Jour J – Grand Park, Chicago, Illinois
Un million de personnes sont dans les rues de Chicago, au soir du 4 novembre, se dirigeant vers Grand Park. 300 000 avec des billets les autorisant à s’approcher de la tente sous laquelle est attendu Barack Obama et de l’écran géant qui retransmet CNN en direct. Les 28 000 journalistes accrédités sont parqués dans un périmètre imposant l’usage d’un bon téléobjectif. Sécurité discrète, mais efficace : pas de pin’s ni de badges, pas d’objet tranchant. A chaque annonce de résultat, des huées à l’adresse des républicains, des bravos à celle des démocrates. La nuit s’annonce longue et le grand bar débite à flux tendu des centaines de litres de coca et des kilos de pizzas tièdes. On attend. Chacun s’interroge. Personne n’ose y croire. La tension monte à chaque chiffre : on fait des calculs, on compte les grands électeurs, on regarde basculer les Swing States, Pennsylvanie, Ohio…

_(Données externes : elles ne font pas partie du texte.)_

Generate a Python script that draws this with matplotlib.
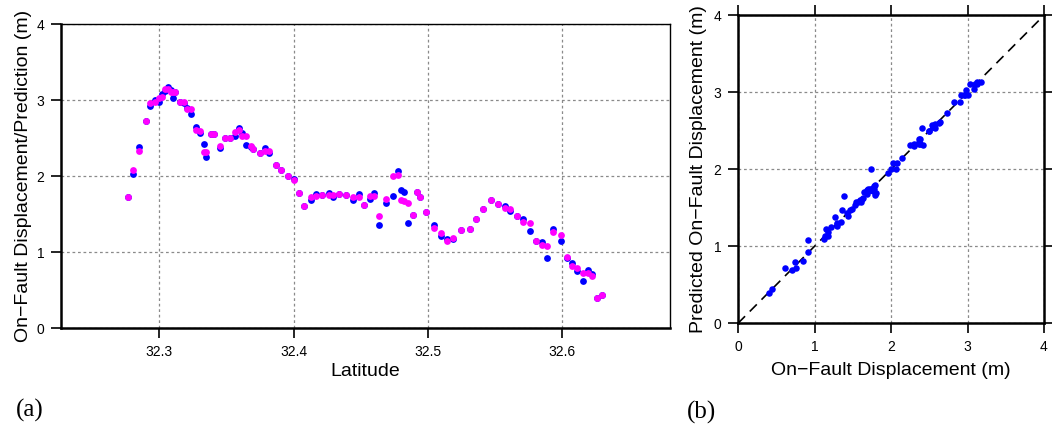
import numpy as np
import matplotlib
matplotlib.use('Agg')
from matplotlib import pyplot as plt

# latitude of each measurement, observed on-fault displacement, model prediction (m)
latitude = [32.2770, 32.2807, 32.2849, 32.2899, 32.2931, 32.2968, 32.3000, 32.3020,
            32.3045, 32.3067, 32.3090, 32.3104, 32.3115, 32.3154, 32.3186, 32.3210,
            32.3240, 32.3272, 32.3302, 32.3335, 32.3350, 32.3384, 32.3409, 32.3455,
            32.3490, 32.3525, 32.3562, 32.3592, 32.3620, 32.3645, 32.3680, 32.3700,
            32.3748, 32.3790, 32.3820, 32.3866, 32.3908, 32.3957, 32.4000, 32.4040,
            32.4080, 32.4131, 32.4170, 32.4210, 32.4260, 32.4290, 32.4340, 32.4388,
            32.4440, 32.4485, 32.4522, 32.4571, 32.4600, 32.4638, 32.4688, 32.4742,
            32.4776, 32.4801, 32.4825, 32.4850, 32.4886, 32.4915, 32.4940, 32.4987,
            32.5045, 32.5095, 32.5144, 32.5186, 32.5248, 32.5311, 32.5355, 32.5411,
            32.5467, 32.5524, 32.5569, 32.5609, 32.5660, 32.5710, 32.5757, 32.5806,
            32.5846, 32.5886, 32.5933, 32.5989, 32.6036, 32.6073, 32.6111, 32.6153,
            32.6188, 32.6220, 32.6260, 32.6294]
observed = [1.72, 2.02, 2.38, 2.73, 2.92, 3.00, 2.98, 3.08,
            3.12, 3.17, 3.13, 3.03, 3.10, 2.97, 2.96, 2.90,
            2.82, 2.64, 2.57, 2.42, 2.25, 2.55, 2.55, 2.37,
            2.50, 2.50, 2.53, 2.63, 2.57, 2.41, 2.38, 2.36,
            2.30, 2.37, 2.30, 2.15, 2.08, 2.00, 1.96, 1.78,
            1.60, 1.69, 1.76, 1.75, 1.78, 1.73, 1.76, 1.75,
            1.68, 1.76, 1.62, 1.70, 1.77, 1.36, 1.65, 1.74,
            2.07, 1.81, 1.79, 1.38, 1.49, 1.79, 1.73, 1.53,
            1.35, 1.21, 1.17, 1.17, 1.29, 1.30, 1.43, 1.57,
            1.68, 1.63, 1.61, 1.54, 1.47, 1.44, 1.27, 1.14,
            1.13, 0.92, 1.30, 1.15, 0.92, 0.85, 0.75, 0.62,
            0.76, 0.71, 0.40, 0.44]
predicted = [1.73, 2.08, 2.33, 2.73, 2.96, 2.97, 3.03, 3.04,
             3.14, 3.14, 3.11, 3.11, 3.11, 2.97, 2.97, 2.88,
             2.88, 2.61, 2.59, 2.32, 2.32, 2.55, 2.55, 2.40,
             2.50, 2.50, 2.58, 2.60, 2.53, 2.53, 2.40, 2.36,
             2.30, 2.33, 2.33, 2.15, 2.08, 2.00, 1.95, 1.78,
             1.60, 1.73, 1.74, 1.75, 1.75, 1.75, 1.76, 1.75,
             1.72, 1.72, 1.62, 1.74, 1.74, 1.47, 1.70, 2.00,
             2.01, 1.69, 1.67, 1.65, 1.49, 1.79, 1.73, 1.53,
             1.31, 1.25, 1.14, 1.19, 1.29, 1.30, 1.43, 1.57,
             1.68, 1.63, 1.58, 1.57, 1.47, 1.40, 1.38, 1.14,
             1.09, 1.08, 1.26, 1.23, 0.93, 0.81, 0.79, 0.72,
             0.72, 0.69, 0.40, 0.44]

plt.rcParams['font.family'] = ['Liberation Sans', 'DejaVu Sans']
plt.rcParams['axes.unicode_minus'] = True

fig = plt.figure(figsize=(10.52, 4.28), dpi=100)
W, H = 1052, 428

grid_kw = dict(color='#8a8a8a', linewidth=0.9, linestyle=(0, (2.2, 2.2)))

# (a) displacement along strike
ax1 = fig.add_axes([61 / W, 100 / H, 609 / W, 304 / H])
ax1.scatter(latitude, observed, s=24, color='#0000ff', linewidths=0, zorder=3)
ax1.scatter(latitude, predicted, s=24, color='#ff00ff', linewidths=0, zorder=4)
ax1.set_xlim(32.227, 32.680)
ax1.set_ylim(0, 4)
ax1.set_xticks([32.3, 32.4, 32.5, 32.6])
ax1.set_yticks([0, 1, 2, 3, 4])
ax1.set_axisbelow(True)
ax1.grid(True, **grid_kw)
for side in ['left', 'bottom']:
    ax1.spines[side].set_linewidth(1.8)
for side in ['top', 'right']:
    ax1.spines[side].set_linewidth(1.0)
ax1.tick_params(direction='out', length=7, width=1.2, labelsize=10, pad=5,
                top=False, right=False)
ax1.set_xlabel('Latitude', fontsize=14)
ax1.set_ylabel('On\u2212Fault Displacement/Prediction (m)', fontsize=14)
ax1.xaxis.set_label_coords(0.5, -0.115)
ax1.yaxis.set_label_coords(-0.048, 0.5)

# (b) observed vs predicted
ax2 = fig.add_axes([738 / W, 104.7 / H, 306 / W, 308 / H])
ax2.plot([0, 4], [0, 4], color='black', linewidth=1.2, linestyle=(0, (6, 4)), zorder=2)
ax2.scatter(observed, predicted, s=22, color='#0000ff', linewidths=0, zorder=3)
ax2.set_xlim(0, 4)
ax2.set_ylim(0, 4)
ax2.set_xticks([0, 1, 2, 3, 4])
ax2.set_yticks([0, 1, 2, 3, 4])
ax2.set_axisbelow(True)
ax2.grid(True, **grid_kw)
for side in ['left', 'bottom', 'top', 'right']:
    ax2.spines[side].set_linewidth(1.8)
ax2.tick_params(direction='out', length=7, width=1.2, labelsize=10, pad=5,
                top=True, right=True)
ax2.set_xlabel('On\u2212Fault Displacement (m)', fontsize=14)
ax2.set_ylabel('Predicted On\u2212Fault Displacement (m)', fontsize=14)
ax2.xaxis.set_label_coords(0.5, -0.125)
ax2.yaxis.set_label_coords(-0.101, 0.5)

fig.text(30 / W, 1 - 410 / H, '(a)', fontsize=18, family='Liberation Serif',
         ha='center', va='center')
fig.text(701 / W, 1 - 412 / H, '(b)', fontsize=18, family='Liberation Serif',
         ha='center', va='center')

fig.savefig('out.png', dpi=100)
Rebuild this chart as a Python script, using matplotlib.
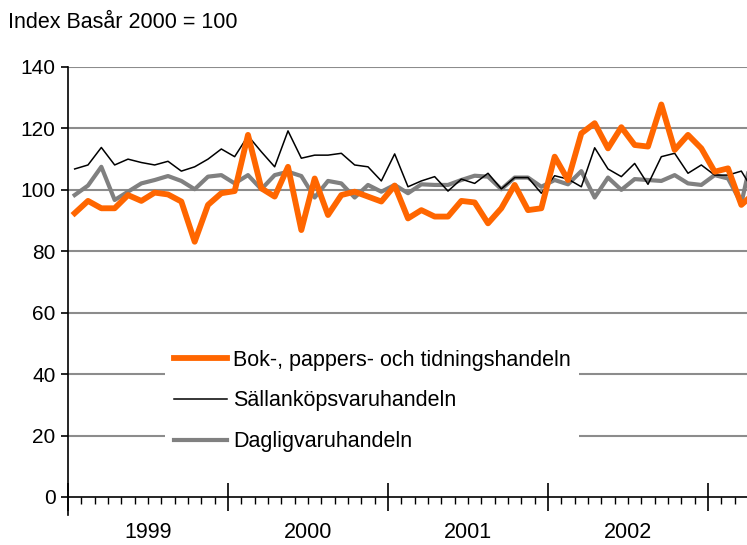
import matplotlib
matplotlib.use("Agg")
import matplotlib.pyplot as plt
import numpy as np

plt.rcParams['font.family'] = ['Liberation Sans', 'DejaVu Sans']

years = ['1999', '2000', '2001', '2002']
yticks = [0, 20, 40, 60, 80, 100, 120, 140]

bok = [92.4, 96.4, 94.0, 94.0, 98.3, 96.4, 99.1, 98.5, 96.2, 83.1, 95.1, 98.9,
       99.6, 117.9, 100.5, 97.8, 107.5, 86.9, 103.7, 91.8, 98.3, 99.4, 97.8, 96.2,
       101.4, 90.7, 93.4, 91.3, 91.3, 96.4, 95.9, 89.1, 94.0, 101.6, 93.4, 94.0,
       110.8, 103.2, 118.4, 121.7, 113.5, 120.4, 114.6, 114.1, 127.8, 113.0, 117.9, 113.5,
       105.9, 107.0, 95.1, 99.0]
sallan = [106.8, 108.1, 113.8, 108.1, 110.0, 108.9, 108.1, 109.3, 106.1, 107.5, 110.0, 113.3,
          110.8, 117.6, 112.4, 107.5, 119.2, 110.3, 111.3, 111.3, 111.9, 108.1, 107.5, 102.9,
          111.7, 101.0, 102.9, 104.3, 99.6, 103.5, 102.1, 105.4, 100.3, 104.0, 104.0, 98.9,
          104.6, 103.5, 101.0, 113.7, 106.8, 104.3, 108.6, 101.8, 110.8, 111.9, 105.4, 108.1,
          104.8, 104.8, 106.1, 99.0]
dagl = [98.3, 101.4, 107.5, 96.7, 99.4, 102.1, 103.2, 104.5, 102.9, 100.2, 104.3, 104.8,
        102.1, 104.8, 100.2, 104.8, 105.9, 104.5, 97.5, 102.9, 102.1, 97.5, 101.6, 99.4,
        101.6, 98.9, 101.8, 101.6, 101.6, 103.2, 104.6, 104.3, 100.2, 104.0, 104.0, 101.0,
        103.2, 101.8, 106.1, 97.5, 104.0, 100.0, 103.5, 103.2, 102.9, 104.8, 102.1, 101.6,
        104.8, 103.7, 95.6, 115.0]

labels = ['Bok-, pappers- och tidningshandeln', 'Sällanköpsvaruhandeln', 'Dagligvaruhandeln']

W, H = 747, 545
fig = plt.figure(figsize=(W / 100, H / 100), dpi=100)
left_px, right_px, top_px, bot_px = 68, 747, 67, 515.4
ax = fig.add_axes([left_px / W, 1 - bot_px / H, (right_px - left_px) / W, (bot_px - top_px) / H])

x = np.arange(len(bok)) + 0.5
ax.plot(x, dagl, color='#808080', lw=3.0, label=labels[2], zorder=3)
ax.plot(x, sallan, color='black', lw=1.1, label=labels[1], zorder=4)
ax.plot(x, bok, color='#FF6600', lw=4.2, label=labels[0], zorder=5)

ax.set_xlim(0, (right_px - left_px) / (160 / 12))
ax.set_ylim(-6, 140)
ax.set_yticks(yticks)
ax.set_yticklabels([str(v) for v in yticks], fontsize=15)
for v in yticks[1:]:
    ax.axhline(v, color='#8c8c8c', lw=1.5, zorder=1)

for s in ['top', 'right']:
    ax.spines[s].set_visible(False)
ax.spines['bottom'].set_position(('data', 0))
ax.spines['left'].set_linewidth(1.2)
ax.spines['bottom'].set_linewidth(1.2)

ax.set_xticks([0, 12, 24, 36, 48])
ax.set_xticklabels([])
ax.set_xticks(np.arange(1, 51), minor=True)
ax.tick_params(axis='x', which='major', direction='inout', length=20, width=1.2)
ax.tick_params(axis='x', which='minor', direction='out', length=5, width=1.0)
ax.tick_params(axis='y', which='major', direction='out', length=5, width=1.2, pad=4)

for i, yl in enumerate(years):
    ax.text(12 * i + 6, -8.3, yl, transform=ax.transData, ha='center', va='top',
            fontsize=15.5, clip_on=False)

h, l = ax.get_legend_handles_labels()
order = [2, 1, 0]
leg = ax.legend([h[i] for i in order], [l[i] for i in order], loc='upper left',
                bbox_to_anchor=(165 / W, 1 - 341 / H), bbox_transform=fig.transFigure,
                fontsize=15.5, frameon=True, fancybox=False, handlelength=2.5,
                handletextpad=0.25, labelspacing=0.92, borderpad=0.4, borderaxespad=0)
leg.get_frame().set_facecolor('white')
leg.get_frame().set_edgecolor('none')
leg.get_frame().set_alpha(1)
leg.set_zorder(10)

fig.text(8 / W, 1 - 22 / H, 'Index Basår 2000 = 100', fontsize=15.5, ha='left', va='center')

fig.savefig('out.png', dpi=100)
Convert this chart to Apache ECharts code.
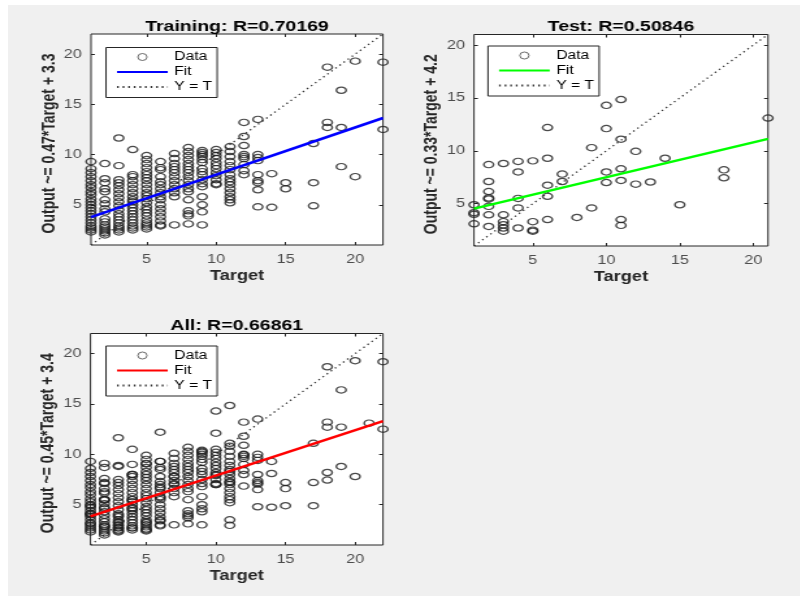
<!DOCTYPE html>
<html>
<head>
<meta charset="utf-8">
<script src="https://cdn.jsdelivr.net/npm/echarts@6/dist/echarts.min.js"></script>
<style>
    html,body{margin:0;padding:0;background:#fff;overflow:hidden}
    #fig{position:absolute;left:8px;top:5px;width:792px;height:591px;background:#f0f0f0}
    /* the reference figure is stretched sideways, so draw narrow and stretch */
    #main{position:absolute;left:0;top:0;width:616px;height:597px;transform:scaleX(1.3);transform-origin:0 0}
</style>
</head>
<body>
<div id="fig"></div>
<div id="main"></div>
<script>
// training set: outputs for each target value
const trainTargets = [1,2,3,4,5,6,7,8,9,10,11,12,13,14,15,17,18,19,20,22]
const trainOutputs = [
    [9.3,8.6,8.2,7.8,7.4,7.0,6.7,6.3,6.0,5.6,5.3,5.0,4.7,4.4,4.1,3.8,3.5,3.2,2.9,2.7,2.5,2.3],
    [9.1,7.6,7.2,6.6,6.3,5.5,5.1,4.6,4.3,3.6,3.3,3.0,2.8,2.6,2.4,2.2,2.0],
    [11.65,8.9,7.5,7.2,6.9,6.5,6.1,5.7,5.3,4.9,4.5,4.1,3.8,3.5,3.2,2.9,2.7,2.5,2.3],
    [10.5,8.0,7.8,7.4,7.0,6.6,6.2,5.8,5.5,5.3,5.0,4.7,4.4,4.1,3.8,3.5,3.2,2.9,2.7,2.5],
    [9.9,9.5,9.1,8.7,8.3,8.0,7.7,7.4,7.0,6.6,6.2,5.9,5.6,5.2,4.8,4.5,4.2,3.9,3.5,3.2,3.0,2.8,2.6],
    [9.3,8.7,8.5,7.8,7.3,7.0,6.6,6.2,5.8,5.5,5.0,4.6,4.2,3.8,3.4,3.0,2.9],
    [10.1,9.6,9.1,8.8,8.5,8.2,7.8,7.4,7.0,6.6,6.2,5.8,3.0],
    [10.7,10.3,9.9,9.5,9.1,8.8,8.5,8.2,7.8,7.4,7.0,6.6,6.3,5.5,4.4,4.1,3.9,3.1],
    [10.4,10.2,10.0,9.8,9.5,9.2,8.6,8.3,8.0,7.5,7.1,6.8,5.8,5.0,4.3,3.0],
    [10.5,10.2,9.9,9.6,9.2,8.9,8.6,8.2,7.9,7.5,7.1,7.0],
    [10.8,10.3,9.8,9.3,8.9,8.5,8.0,7.6,7.3,7.0,6.6,6.2,5.8,5.5,5.2],
    [13.2,11.8,10.9,10.0,9.8,9.6,9.0,8.4,8.0],
    [13.5,10.0,9.7,9.4,8.0,7.4,7.2,6.5,4.8],
    [8.1,4.75],
    [7.2,6.6],
    [11.1,7.2,4.9],
    [18.7,13.2,12.7],
    [16.4,12.7,8.8],
    [19.3,7.8],
    [19.2,12.5]
]
// test set
const testTargets = [1,2,3,4,5,6,7,8,9,10,11,12,13,14,15,18,21]
const testOutputs = [
    [4.9,4.15,4.0,3.1],
    [8.7,7.1,6.15,5.55,5.45,4.75,3.95,2.85],
    [8.8,3.95,3.3,3.0,2.7,2.4],
    [9.0,8.0,5.5,4.6,2.7],
    [9.05,3.3,2.5,2.4],
    [12.2,9.3,6.75,5.7,3.5],
    [7.8,7.1],
    [3.7],
    [10.3,4.6],
    [14.3,12.1,8.0,7.0],
    [14.85,11.1,8.3,7.2,3.5,2.95],
    [9.95,6.85],
    [7.05],
    [9.3],
    [4.9],
    [8.2,7.45],
    [13.1]
]
// fit: [slope, intercept], R value, axis limits
const trainFit = [0.47,3.3]
const testFit = [0.33,4.2]
const allFit = [0.45,3.4]
const rValues = ['0.70169','0.50846','0.66861']
const limits = [[1,22],[1,21],[1,22]]
const tickValues = [5,10,15,20]

const SX = 1.3
const FONT = "'Liberation Sans', Arial, Helvetica, sans-serif"

function toPoints(targets,outputs){
    let pts=[]
    targets.forEach((t,i)=>{
        outputs[i].forEach(o=>pts.push([t,o]))
    })
    return pts
}
const trainPoints = toPoints(trainTargets,trainOutputs)
const testPoints = toPoints(testTargets,testOutputs)
const allPoints = trainPoints.concat(testPoints)

// boxes in picture pixels: [left, top, right, bottom], legend corner
const panels = [
    {key:'train',title:'Training',points:trainPoints,fit:trainFit,color:'#0000ff',box:[91,34,383,245],legend:[106,47.5]},
    {key:'test',title:'Test',points:testPoints,fit:testFit,color:'#00ff00',box:[474,34.5,768,246],legend:[488,46]},
    {key:'all',title:'All',points:allPoints,fit:allFit,color:'#ff0000',box:[90.5,333.5,383,545],legend:[106,346]},
]

let grid=[],xAxis=[],yAxis=[],series=[],legend=[],title=[]
panels.forEach((p,i)=>{
    let [x0,y0,x1,y1] = p.box
    let [lo,hi] = limits[i]
    let [a,b] = p.fit
    grid.push({
        left:x0/SX, top:y0, width:(x1-x0)/SX, height:y1-y0,
        show:true, backgroundColor:'#fff', borderColor:'#262626', borderWidth:1,
        outerBoundsMode:'none'
    })
    title.push({
        text:p.title+': R='+rValues[i],
        left:(x0+x1)/2/SX, top:y0-15, textAlign:'center', padding:0,
        textStyle:{fontFamily:FONT,fontSize:15,fontWeight:'bold',color:'#000'}
    })
    let tick = {show:true,inside:true,length:3,customValues:tickValues,lineStyle:{color:'#262626'}}
    let label = {customValues:tickValues,color:'#4d4d4d',fontSize:12.5,fontFamily:FONT}
    xAxis.push({
        gridIndex:i,type:'value',min:lo,max:hi,position:'bottom',
        name:'Target',nameLocation:'middle',nameGap:24,
        nameTextStyle:{fontFamily:FONT,fontSize:14,fontWeight:'bold',color:'#262626'},
        axisLine:{show:false},axisTick:tick,
        axisLabel:Object.assign({margin:8},label),
        splitLine:{show:false}
    })
    xAxis.push({
        gridIndex:i,type:'value',min:lo,max:hi,position:'top',
        axisLine:{show:false},axisTick:tick,axisLabel:{show:false},splitLine:{show:false}
    })
    yAxis.push({
        gridIndex:i,type:'value',min:lo,max:hi,position:'left',
        name:'Output ~= '+a+'*Target + '+b,nameLocation:'middle',nameGap:25,
        nameTextStyle:{fontFamily:FONT,fontSize:14,fontWeight:'bold',color:'#262626',padding:[0,8,0,0]},
        axisLine:{show:false},axisTick:tick,
        axisLabel:Object.assign({margin:7},label),
        splitLine:{show:false}
    })
    yAxis.push({
        gridIndex:i,type:'value',min:lo,max:hi,position:'right',
        axisLine:{show:false},axisTick:tick,axisLabel:{show:false},splitLine:{show:false}
    })
    series.push({
        name:'Data#'+p.key,type:'scatter',xAxisIndex:2*i,yAxisIndex:2*i,
        data:p.points,symbol:'circle',symbolSize:[7.5,6.3],
        itemStyle:{color:'rgba(0,0,0,0)',borderColor:'#1e1e1e',borderWidth:1.3},
        z:2
    })
    series.push({
        name:'Fit#'+p.key,type:'line',xAxisIndex:2*i,yAxisIndex:2*i,
        data:[[lo,a*lo+b],[hi,a*hi+b]],symbol:'none',
        lineStyle:{color:p.color,width:2.5},itemStyle:{color:p.color},
        z:3
    })
    series.push({
        name:'Y = T#'+p.key,type:'line',xAxisIndex:2*i,yAxisIndex:2*i,
        data:[[lo,lo],[hi,hi]],symbol:'none',
        lineStyle:{color:'#333',width:1.3,type:[1.3,3]},itemStyle:{color:'#333'},
        z:2
    })
    // hide the dot that line icons get in the legend
    let noDot = {opacity:0}
    legend.push({
        left:p.legend[0]/SX, top:p.legend[1], orient:'vertical',
        data:[
            {name:'Data#'+p.key,itemStyle:{color:'rgba(0,0,0,0)',borderColor:'#333',borderWidth:0.9}},
            {name:'Fit#'+p.key,itemStyle:noDot},
            {name:'Y = T#'+p.key,itemStyle:noDot}
        ],
        formatter:name=>name.split('#')[0],
        itemWidth:39, itemHeight:7, itemGap:3,
        padding:[3.5,4,4.5,7.5],
        borderColor:'#262626', borderWidth:1, backgroundColor:'#fff',
        selectedMode:false,
        textStyle:{fontFamily:FONT,fontSize:12,color:'#000'}
    })
})

var myChart = echarts.init(document.getElementById('main'))
myChart.setOption({
    animation:false,
    backgroundColor:'transparent',
    title:title,
    grid:grid,
    xAxis:xAxis,
    yAxis:yAxis,
    legend:legend,
    series:series
})
</script>
</body>
</html>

Il est 22 h 03 et, en Californie, les bureaux de vote viennent de fermer. Dun coup, on entend la voix du présentateur de CNN, dans un mélange d’hystérie et de gravité, annoncer que, arithmétiquement, Obama « ne peut plus perdre »… La houle des hourras nous submerge. C’est une lame de fond, une vague de bonheur insurmontable. Serrés comme des sardines sur le vaste champ de Grand Park, les spectateurs trépignent, crient, rient, pleurent, se serrent dans les bras les uns des autres. La joie est phénoménale, pharaonique. Du jamais-vu. Unique, comme l’événement qui vient de se produire : un Africain-Américain, un homme presque inconnu il y a seulement deux ans, tout jeune sénateur de l’Illinois vient d’être élu, à 47 ans, à la Maison-Blanche.
Il nous faudra attendre de longues minutes avant de le voir enfin apparaître, avec Michelle et les filles. Heureux, décontracté, presque reposé après le stress infernal des derniers mois. Le combat est terminé. John McCain a reconnu sa défaite et rendu hommage à cet adversaire au souffle long.
Il faudra des heures pour que le parc se vide, que chacun regagne son chez-soi en emportant une parcelle de cet instant particulier. Pas de débordements de fin de match, pas d’ivresse ni de déprédations, Chicago la Windy City sait se tenir : elle a conscience d’être sous les yeux de toute la planète et veut se montrer digne de son enfant désormais le plus chéri, Barack Obama, 44ème président des Etats-Unis.